Ty Croes Farm is quite good. It is a CCC C/L site so can be contacted through their we site for details. There are lots of these type of sites on the island so a "mini tour" is a possibility!


----------



## Rosbotham (May 4, 2008)

The CC sites are quite nice, though one has no facilities.

Avoid Fedw Uchaf like the plague...worst place we've ever stayed.

We adore Red Wharf as a location...but haven't stayed at the site there and note that no dogs are allowed there.


----------



## mandyandandy (Oct 1, 2006)

*!*

Love Angelsey to bits!!

23 years of holidays and most weekends between May and October. Had a static there on a site just outside Moelfre near Llygwy .

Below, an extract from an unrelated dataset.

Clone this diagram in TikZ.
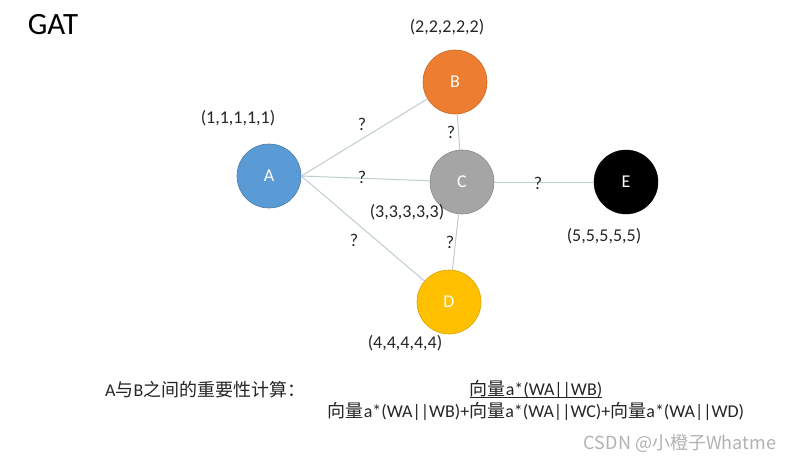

Tyn Rhos was the name of the site and they have a huge area for camping but not sure now how many hooks ups they have. No shop but did have laundry room and nice showers, not that we used them.

http://www.bigfreeguide.com/camping/detail/campsites/tyn-rhos-caravan-park/1502.html

http://www.ukcampsite.co.uk/sites/details.asp?revid=8660

You can walk over the cliffs into Moelfre with ease or go by road, chip shop, restaurants and pubs in the small village.

Looking at these it seems they do have hook up now.

Hope this helps, if you need more info let me know. There are members who live on the island so should be able to help.

Mandy


----------



## hymerbeliever (May 8, 2009)

Home Farm on the east coast was quite nice in 2006. 
http://www.homefarm-anglesey.co.uk/ I think there's a caravan club site nearby too.


----------



## nipperdin (Oct 28, 2007)

*Anglesey*

The Penrhos Caravan Club site at Brynteg is ideally placed.
It is easy to travel from there to all parts of the island.
Shops at Llangefni. Beaches 2 miles.

Home Farm is a good site but is on one side of the island.

(When they had a power cut "Menai hands made lights work")


----------